Written task: Print exactly the lines below between the line containing "Give me the React, TypeScript" and the line containing "Arial, Helvetica, sans-serif';", counting both of those lines. Leave pictures out.

Raw data:
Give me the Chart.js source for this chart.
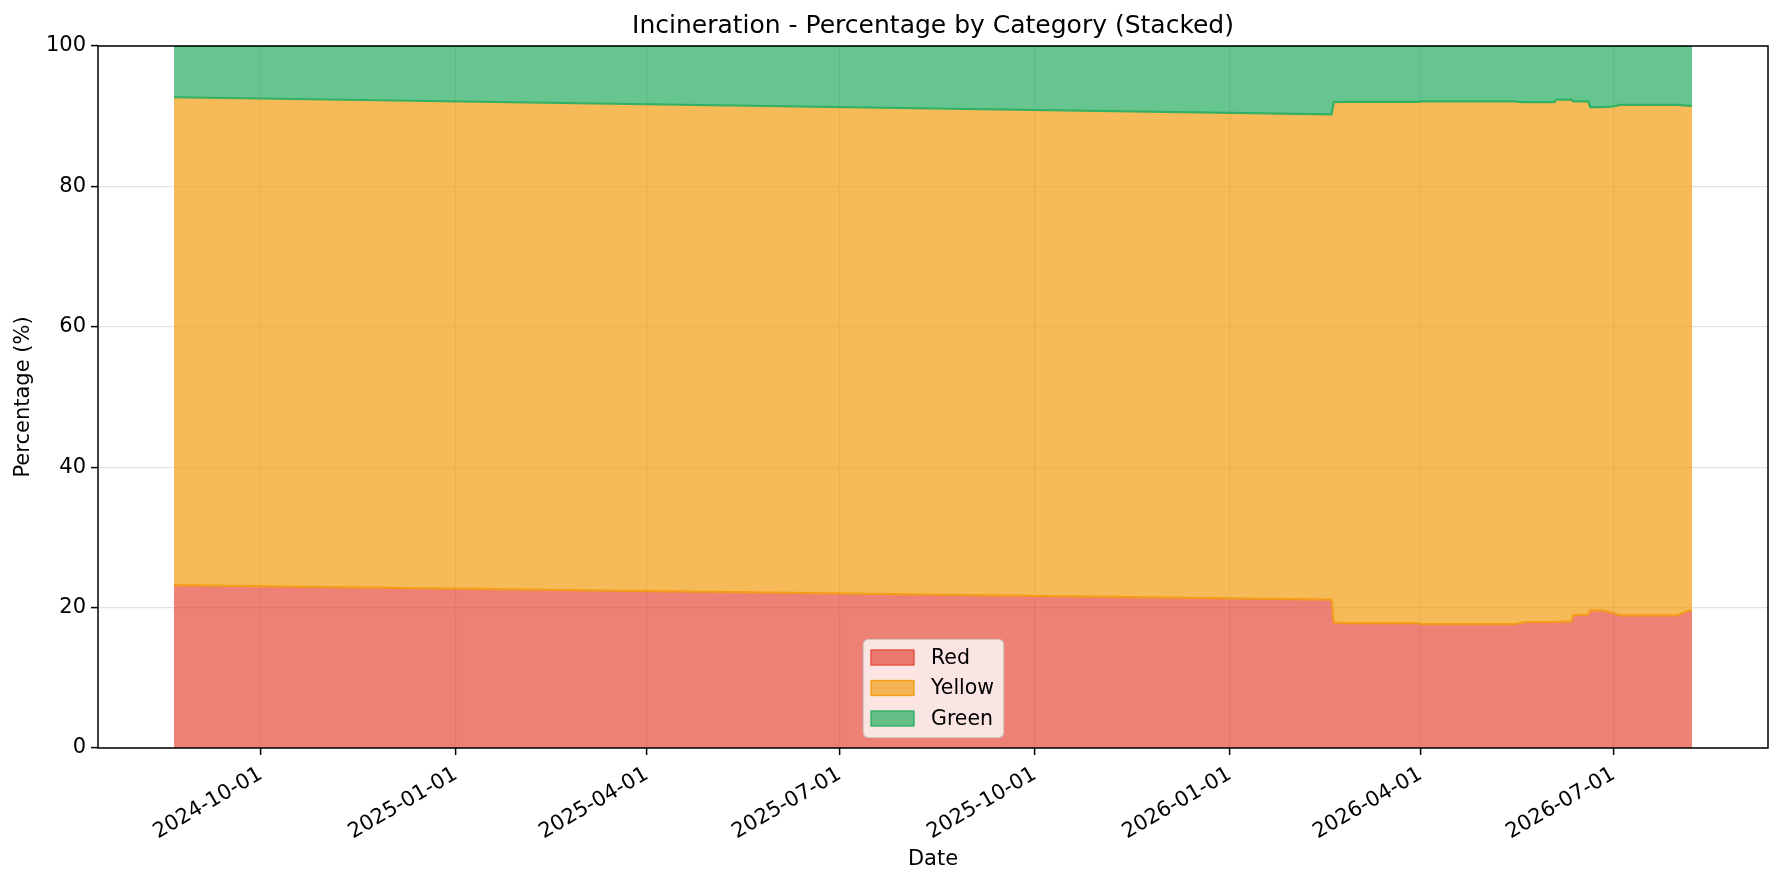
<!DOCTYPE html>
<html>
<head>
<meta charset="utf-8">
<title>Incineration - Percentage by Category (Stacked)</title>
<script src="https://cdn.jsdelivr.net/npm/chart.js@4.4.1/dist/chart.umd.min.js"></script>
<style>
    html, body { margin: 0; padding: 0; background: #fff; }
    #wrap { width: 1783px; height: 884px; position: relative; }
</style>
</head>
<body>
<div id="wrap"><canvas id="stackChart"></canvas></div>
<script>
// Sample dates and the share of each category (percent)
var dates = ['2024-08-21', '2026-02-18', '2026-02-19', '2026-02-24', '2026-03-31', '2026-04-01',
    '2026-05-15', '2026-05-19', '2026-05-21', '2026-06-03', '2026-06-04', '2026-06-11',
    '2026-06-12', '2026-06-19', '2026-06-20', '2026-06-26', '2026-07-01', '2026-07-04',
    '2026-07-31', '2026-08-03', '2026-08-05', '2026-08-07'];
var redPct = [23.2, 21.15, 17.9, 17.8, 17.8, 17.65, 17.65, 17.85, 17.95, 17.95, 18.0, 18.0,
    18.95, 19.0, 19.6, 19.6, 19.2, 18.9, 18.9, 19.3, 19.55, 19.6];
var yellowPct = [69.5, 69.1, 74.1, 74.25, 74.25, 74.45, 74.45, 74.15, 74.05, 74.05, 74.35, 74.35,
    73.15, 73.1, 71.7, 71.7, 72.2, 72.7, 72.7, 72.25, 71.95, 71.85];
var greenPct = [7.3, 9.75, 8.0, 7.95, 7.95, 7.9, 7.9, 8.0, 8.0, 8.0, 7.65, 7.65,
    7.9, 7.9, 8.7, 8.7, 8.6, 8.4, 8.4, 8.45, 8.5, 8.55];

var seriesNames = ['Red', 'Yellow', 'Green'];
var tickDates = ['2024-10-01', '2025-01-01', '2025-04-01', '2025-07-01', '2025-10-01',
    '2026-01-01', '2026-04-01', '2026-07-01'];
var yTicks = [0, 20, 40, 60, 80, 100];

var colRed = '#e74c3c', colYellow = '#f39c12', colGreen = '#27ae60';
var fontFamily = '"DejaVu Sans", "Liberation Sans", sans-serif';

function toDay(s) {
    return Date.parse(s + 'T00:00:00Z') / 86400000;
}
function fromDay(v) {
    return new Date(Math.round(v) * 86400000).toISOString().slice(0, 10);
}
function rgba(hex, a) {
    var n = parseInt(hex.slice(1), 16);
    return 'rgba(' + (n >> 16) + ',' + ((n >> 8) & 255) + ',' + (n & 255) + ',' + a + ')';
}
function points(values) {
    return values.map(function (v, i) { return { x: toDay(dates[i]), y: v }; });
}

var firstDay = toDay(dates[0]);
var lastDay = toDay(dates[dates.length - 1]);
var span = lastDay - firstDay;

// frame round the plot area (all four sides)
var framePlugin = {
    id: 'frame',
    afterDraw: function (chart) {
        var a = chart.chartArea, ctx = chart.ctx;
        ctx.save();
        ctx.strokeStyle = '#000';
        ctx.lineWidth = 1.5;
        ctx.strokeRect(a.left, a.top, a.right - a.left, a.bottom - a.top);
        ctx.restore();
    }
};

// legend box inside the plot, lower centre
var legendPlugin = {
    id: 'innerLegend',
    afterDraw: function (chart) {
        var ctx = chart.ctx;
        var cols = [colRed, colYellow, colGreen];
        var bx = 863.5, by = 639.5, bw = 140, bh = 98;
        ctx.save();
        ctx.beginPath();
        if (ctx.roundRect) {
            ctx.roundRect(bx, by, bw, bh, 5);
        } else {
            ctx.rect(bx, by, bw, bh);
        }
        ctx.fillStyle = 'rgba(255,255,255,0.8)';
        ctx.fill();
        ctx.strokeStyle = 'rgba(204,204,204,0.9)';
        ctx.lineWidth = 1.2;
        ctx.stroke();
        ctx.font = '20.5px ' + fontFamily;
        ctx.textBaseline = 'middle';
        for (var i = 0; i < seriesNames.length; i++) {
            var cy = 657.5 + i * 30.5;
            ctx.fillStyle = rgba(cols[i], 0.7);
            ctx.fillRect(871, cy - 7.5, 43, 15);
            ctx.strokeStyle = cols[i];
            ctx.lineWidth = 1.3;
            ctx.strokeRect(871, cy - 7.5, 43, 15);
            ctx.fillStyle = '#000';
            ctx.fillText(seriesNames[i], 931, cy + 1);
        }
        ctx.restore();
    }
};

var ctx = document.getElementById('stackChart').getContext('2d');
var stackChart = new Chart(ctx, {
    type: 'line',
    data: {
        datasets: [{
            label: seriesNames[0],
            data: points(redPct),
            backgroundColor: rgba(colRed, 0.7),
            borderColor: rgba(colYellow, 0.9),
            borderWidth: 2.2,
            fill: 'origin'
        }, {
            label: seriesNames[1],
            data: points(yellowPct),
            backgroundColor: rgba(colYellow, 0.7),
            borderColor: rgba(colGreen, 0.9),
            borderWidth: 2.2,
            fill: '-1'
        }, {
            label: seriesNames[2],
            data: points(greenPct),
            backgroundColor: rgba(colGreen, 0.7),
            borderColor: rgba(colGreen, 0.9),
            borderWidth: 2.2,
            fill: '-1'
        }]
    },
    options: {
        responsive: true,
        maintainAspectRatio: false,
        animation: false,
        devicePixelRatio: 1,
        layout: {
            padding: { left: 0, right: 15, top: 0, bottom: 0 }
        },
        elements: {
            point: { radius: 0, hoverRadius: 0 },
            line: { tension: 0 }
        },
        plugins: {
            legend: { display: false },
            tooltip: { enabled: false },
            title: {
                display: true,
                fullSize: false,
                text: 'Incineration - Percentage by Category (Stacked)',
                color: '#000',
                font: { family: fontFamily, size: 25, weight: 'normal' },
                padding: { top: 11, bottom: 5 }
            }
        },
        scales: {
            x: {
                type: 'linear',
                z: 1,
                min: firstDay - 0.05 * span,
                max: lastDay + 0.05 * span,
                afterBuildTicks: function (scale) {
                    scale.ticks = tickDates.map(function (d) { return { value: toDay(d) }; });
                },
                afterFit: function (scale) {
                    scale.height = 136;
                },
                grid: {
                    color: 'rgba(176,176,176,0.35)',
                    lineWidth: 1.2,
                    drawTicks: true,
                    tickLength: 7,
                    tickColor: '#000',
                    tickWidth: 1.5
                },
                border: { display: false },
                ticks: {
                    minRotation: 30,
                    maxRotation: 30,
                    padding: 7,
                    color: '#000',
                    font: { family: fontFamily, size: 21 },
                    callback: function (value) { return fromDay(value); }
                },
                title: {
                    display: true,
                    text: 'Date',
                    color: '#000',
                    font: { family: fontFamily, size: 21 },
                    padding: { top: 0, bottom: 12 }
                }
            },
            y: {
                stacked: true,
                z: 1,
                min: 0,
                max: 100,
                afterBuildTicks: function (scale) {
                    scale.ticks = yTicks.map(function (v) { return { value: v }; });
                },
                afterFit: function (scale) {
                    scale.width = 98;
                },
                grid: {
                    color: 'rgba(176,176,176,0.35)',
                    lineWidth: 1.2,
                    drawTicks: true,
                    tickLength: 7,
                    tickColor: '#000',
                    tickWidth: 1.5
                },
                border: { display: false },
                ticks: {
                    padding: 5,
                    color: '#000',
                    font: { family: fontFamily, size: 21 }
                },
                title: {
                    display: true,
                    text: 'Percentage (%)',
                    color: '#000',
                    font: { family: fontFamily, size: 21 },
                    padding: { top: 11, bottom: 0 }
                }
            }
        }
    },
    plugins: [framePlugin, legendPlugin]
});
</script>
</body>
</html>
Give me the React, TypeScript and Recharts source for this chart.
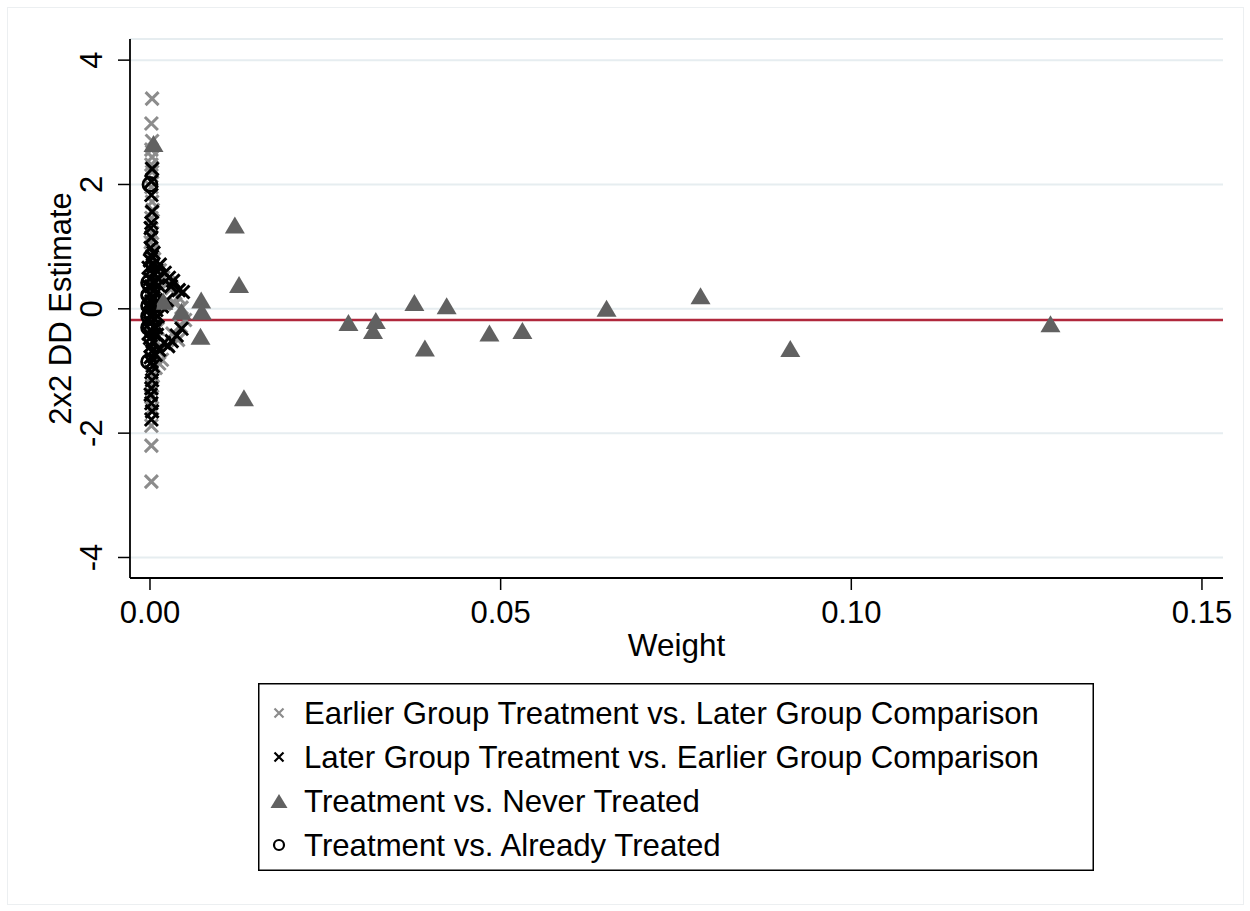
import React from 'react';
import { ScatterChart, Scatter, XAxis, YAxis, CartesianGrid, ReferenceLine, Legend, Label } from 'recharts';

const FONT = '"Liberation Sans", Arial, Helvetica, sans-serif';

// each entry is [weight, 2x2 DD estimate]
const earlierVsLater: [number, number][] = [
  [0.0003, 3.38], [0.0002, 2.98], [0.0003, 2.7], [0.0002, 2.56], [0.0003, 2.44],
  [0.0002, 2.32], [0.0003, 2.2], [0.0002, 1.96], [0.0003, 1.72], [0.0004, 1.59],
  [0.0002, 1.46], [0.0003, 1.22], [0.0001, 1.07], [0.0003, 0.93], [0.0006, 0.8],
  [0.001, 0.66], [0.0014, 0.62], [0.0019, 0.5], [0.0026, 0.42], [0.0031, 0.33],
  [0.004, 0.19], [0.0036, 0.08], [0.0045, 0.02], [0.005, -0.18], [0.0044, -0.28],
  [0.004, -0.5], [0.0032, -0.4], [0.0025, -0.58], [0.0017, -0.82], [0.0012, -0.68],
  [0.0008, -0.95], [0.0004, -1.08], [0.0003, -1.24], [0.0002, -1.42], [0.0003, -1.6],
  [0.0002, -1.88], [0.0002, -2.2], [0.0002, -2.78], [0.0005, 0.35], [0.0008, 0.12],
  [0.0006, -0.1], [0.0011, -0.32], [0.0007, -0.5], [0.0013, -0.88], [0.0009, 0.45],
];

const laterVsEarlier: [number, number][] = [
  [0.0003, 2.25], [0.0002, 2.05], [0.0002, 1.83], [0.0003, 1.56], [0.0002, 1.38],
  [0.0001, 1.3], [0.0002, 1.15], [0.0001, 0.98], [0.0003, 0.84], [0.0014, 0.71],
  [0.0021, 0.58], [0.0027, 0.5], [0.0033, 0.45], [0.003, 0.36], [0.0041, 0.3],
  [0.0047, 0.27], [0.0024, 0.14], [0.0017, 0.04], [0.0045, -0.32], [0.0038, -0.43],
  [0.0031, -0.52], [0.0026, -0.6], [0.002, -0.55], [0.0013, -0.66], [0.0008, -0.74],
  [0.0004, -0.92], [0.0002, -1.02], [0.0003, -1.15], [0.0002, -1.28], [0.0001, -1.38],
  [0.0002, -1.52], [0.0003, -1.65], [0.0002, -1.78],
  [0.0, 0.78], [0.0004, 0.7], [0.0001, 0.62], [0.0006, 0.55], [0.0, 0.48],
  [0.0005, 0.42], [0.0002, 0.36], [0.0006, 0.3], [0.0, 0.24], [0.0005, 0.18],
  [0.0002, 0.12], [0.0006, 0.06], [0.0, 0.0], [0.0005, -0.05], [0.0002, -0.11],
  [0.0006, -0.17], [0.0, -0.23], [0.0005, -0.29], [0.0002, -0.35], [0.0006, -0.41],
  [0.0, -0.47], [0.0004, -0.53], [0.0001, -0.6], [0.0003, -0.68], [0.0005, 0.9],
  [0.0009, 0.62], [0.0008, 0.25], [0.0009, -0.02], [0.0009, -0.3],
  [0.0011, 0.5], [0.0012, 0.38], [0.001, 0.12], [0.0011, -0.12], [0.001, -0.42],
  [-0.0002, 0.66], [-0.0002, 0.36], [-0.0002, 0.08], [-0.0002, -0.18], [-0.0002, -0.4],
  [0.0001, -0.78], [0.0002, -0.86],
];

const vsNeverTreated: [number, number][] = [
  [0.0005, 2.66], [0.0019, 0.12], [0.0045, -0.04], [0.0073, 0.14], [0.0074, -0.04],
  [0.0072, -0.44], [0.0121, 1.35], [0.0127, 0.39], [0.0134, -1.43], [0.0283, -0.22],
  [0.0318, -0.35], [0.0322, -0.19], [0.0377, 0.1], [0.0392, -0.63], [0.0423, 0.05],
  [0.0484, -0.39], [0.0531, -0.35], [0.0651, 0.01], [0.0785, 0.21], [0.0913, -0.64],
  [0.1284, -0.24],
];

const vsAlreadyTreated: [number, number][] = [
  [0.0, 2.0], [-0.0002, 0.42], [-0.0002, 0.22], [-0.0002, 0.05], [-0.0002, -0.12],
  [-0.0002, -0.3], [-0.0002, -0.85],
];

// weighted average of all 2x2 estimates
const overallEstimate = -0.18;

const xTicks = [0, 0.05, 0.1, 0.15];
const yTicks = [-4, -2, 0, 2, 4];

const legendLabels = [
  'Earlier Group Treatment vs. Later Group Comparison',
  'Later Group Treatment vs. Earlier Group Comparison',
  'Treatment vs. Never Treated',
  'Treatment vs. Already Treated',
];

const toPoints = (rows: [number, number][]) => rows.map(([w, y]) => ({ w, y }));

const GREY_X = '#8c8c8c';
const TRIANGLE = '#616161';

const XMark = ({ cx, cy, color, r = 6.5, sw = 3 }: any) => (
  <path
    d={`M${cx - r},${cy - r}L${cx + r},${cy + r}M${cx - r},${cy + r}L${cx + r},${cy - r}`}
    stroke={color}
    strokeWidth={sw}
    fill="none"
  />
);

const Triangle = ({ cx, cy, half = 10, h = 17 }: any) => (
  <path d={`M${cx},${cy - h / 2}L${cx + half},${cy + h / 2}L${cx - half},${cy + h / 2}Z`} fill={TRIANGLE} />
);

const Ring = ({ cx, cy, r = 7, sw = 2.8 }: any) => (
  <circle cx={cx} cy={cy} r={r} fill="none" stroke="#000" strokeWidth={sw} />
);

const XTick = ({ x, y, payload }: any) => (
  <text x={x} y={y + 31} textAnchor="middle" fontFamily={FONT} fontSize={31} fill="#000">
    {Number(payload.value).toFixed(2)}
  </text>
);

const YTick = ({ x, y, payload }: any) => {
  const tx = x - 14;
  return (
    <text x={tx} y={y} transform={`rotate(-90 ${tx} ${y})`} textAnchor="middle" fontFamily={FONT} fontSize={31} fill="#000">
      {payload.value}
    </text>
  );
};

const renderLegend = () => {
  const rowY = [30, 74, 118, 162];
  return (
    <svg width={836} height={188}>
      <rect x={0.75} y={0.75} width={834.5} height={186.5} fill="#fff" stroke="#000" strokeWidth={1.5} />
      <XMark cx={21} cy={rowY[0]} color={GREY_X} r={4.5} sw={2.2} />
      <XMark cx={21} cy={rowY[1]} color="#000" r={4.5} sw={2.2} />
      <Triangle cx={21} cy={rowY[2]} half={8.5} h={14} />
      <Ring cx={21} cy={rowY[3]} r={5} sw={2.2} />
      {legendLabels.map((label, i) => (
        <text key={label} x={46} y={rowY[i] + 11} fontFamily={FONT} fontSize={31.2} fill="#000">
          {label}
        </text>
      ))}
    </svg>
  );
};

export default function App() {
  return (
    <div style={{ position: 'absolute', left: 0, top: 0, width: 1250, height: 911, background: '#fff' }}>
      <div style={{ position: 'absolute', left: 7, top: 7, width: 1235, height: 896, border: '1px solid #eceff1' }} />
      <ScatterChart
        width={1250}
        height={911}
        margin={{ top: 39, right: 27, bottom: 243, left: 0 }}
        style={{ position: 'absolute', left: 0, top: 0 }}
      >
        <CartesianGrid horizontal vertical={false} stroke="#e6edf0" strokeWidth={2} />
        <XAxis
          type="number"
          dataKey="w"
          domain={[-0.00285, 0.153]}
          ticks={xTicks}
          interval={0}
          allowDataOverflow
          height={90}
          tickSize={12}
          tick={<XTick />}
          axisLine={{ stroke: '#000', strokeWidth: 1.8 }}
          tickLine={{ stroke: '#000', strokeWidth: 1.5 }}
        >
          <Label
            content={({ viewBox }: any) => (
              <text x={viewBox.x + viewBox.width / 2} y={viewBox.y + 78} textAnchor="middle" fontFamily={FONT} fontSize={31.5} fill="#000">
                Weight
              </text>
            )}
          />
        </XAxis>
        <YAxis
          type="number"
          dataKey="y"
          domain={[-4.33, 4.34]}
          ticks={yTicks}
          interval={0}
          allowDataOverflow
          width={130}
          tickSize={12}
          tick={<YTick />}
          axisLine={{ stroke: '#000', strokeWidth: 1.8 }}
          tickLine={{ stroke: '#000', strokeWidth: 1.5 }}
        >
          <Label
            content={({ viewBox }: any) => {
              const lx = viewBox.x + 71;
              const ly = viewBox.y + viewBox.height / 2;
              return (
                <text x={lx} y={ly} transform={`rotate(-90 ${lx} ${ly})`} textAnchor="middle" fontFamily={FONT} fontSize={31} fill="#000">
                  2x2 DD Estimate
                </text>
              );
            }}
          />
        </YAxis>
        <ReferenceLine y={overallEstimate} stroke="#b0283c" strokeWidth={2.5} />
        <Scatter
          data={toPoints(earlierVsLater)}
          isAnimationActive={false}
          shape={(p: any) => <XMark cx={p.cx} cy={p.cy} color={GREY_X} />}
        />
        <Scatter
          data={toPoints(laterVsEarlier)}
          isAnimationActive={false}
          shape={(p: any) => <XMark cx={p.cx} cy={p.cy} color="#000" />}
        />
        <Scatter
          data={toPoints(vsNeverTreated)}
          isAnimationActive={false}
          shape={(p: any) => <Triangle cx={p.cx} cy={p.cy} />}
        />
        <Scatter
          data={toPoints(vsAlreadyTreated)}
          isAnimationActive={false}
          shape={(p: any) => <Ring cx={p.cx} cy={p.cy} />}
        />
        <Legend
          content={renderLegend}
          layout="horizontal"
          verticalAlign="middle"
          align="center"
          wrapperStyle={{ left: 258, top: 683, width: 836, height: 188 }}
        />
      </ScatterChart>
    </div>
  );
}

Written solution:
Give me the React, TypeScript and Recharts source for this chart.
import React from 'react';
import { ScatterChart, Scatter, XAxis, YAxis, CartesianGrid, ReferenceLine, Legend, Label } from 'recharts';

const FONT = '"Liberation Sans", Arial, Helvetica, sans-serif';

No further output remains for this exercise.